Copy out all of the data below with no alterations.
>> START DATASET SECTION
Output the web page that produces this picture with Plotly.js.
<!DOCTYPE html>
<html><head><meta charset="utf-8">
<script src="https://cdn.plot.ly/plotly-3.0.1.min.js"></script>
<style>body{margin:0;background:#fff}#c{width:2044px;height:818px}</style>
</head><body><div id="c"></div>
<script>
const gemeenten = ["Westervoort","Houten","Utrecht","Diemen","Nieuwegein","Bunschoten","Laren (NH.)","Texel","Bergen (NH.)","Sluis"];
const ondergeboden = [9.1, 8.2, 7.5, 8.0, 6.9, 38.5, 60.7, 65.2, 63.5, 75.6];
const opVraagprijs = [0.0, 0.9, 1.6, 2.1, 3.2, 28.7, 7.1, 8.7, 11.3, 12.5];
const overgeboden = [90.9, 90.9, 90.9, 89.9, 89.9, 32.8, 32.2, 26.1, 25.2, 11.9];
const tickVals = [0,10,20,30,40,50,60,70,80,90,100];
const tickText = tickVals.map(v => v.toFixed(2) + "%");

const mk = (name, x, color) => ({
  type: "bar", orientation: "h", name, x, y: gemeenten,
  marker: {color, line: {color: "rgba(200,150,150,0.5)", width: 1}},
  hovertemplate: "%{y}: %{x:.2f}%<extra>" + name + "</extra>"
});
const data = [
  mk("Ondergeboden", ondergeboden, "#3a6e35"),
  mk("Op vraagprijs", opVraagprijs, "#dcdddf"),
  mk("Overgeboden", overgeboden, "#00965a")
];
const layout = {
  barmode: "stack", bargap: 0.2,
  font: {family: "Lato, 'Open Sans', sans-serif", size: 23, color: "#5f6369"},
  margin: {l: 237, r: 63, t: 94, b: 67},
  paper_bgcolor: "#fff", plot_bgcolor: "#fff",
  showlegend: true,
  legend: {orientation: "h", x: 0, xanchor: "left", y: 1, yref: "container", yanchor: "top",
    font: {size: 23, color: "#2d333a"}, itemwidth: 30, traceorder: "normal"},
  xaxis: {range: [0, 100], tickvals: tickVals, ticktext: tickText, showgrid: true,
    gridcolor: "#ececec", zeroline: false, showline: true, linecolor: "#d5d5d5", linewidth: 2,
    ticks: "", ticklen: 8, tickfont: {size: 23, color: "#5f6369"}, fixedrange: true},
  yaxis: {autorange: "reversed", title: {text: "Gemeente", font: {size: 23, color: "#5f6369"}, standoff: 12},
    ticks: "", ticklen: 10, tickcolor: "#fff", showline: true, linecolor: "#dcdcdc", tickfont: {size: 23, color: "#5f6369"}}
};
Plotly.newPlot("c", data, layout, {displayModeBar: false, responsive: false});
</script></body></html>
>> END DATASET SECTION
**EXERCISE RESULT:**
Output the web page that produces this picture with Plotly.js.
<!DOCTYPE html>
<html><head><meta charset="utf-8">
<script src="https://cdn.plot.ly/plotly-3.0.1.min.js"></script>
<style>body{margin:0;background:#fff}#c{width:2044px;height:818px}</style>
</head><body><div id="c"></div>
<script>
const gemeenten = ["Westervoort","Houten","Utrecht","Diemen","Nieuwegein","Bunschoten","Laren (NH.)","Texel","Bergen (NH.)","Sluis"];
const ondergeboden = [9.1, 8.2, 7.5, 8.0, 6.9, 38.5, 60.7, 65.2, 63.5, 75.6];
const opVraagprijs = [0.0, 0.9, 1.6, 2.1, 3.2, 28.7, 7.1, 8.7, 11.3, 12.5];
const overgeboden = [90.9, 90.9, 90.9, 89.9, 89.9, 32.8, 32.2, 26.1, 25.2, 11.9];
const tickVals = [0,10,20,30,40,50,60,70,80,90,100];
const tickText = tickVals.map(v => v.toFixed(2) + "%");

const mk = (name, x, color) => ({
  type: "bar", orientation: "h", name, x, y: gemeenten,
  marker: {color, line: {color: "rgba(200,150,150,0.5)", width: 1}},
  hovertemplate: "%{y}: %{x:.2f}%<extra>" + name + "</extra>"
});
const data = [
  mk("Ondergeboden", ondergeboden, "#3a6e35"),
  mk("Op vraagprijs", opVraagprijs, "#dcdddf"),
  mk("Overgeboden", overgeboden, "#00965a")
];
const layout = {
  barmode: "stack", bargap: 0.2,
  font: {family: "Lato, 'Open Sans', sans-serif", size: 23, color: "#5f6369"},
  margin: {l: 237, r: 63, t: 94, b: 67},
  paper_bgcolor: "#fff", plot_bgcolor: "#fff",
  showlegend: true,
  legend: {orientation: "h", x: 0, xanchor: "left", y: 1, yref: "container", yanchor: "top",
    font: {size: 23, color: "#2d333a"}, itemwidth: 30, traceorder: "normal"},
  xaxis: {range: [0, 100], tickvals: tickVals, ticktext: tickText, showgrid: true,
    gridcolor: "#ececec", zeroline: false, showline: true, linecolor: "#d5d5d5", linewidth: 2,
    ticks: "", ticklen: 8, tickfont: {size: 23, color: "#5f6369"}, fixedrange: true},
  yaxis: {autorange: "reversed", title: {text: "Gemeente", font: {size: 23, color: "#5f6369"}, standoff: 12},
    ticks: "", ticklen: 10, tickcolor: "#fff", showline: true, linecolor: "#dcdcdc", tickfont: {size: 23, color: "#5f6369"}}
};
Plotly.newPlot("c", data, layout, {displayModeBar: false, responsive: false});
</script></body></html>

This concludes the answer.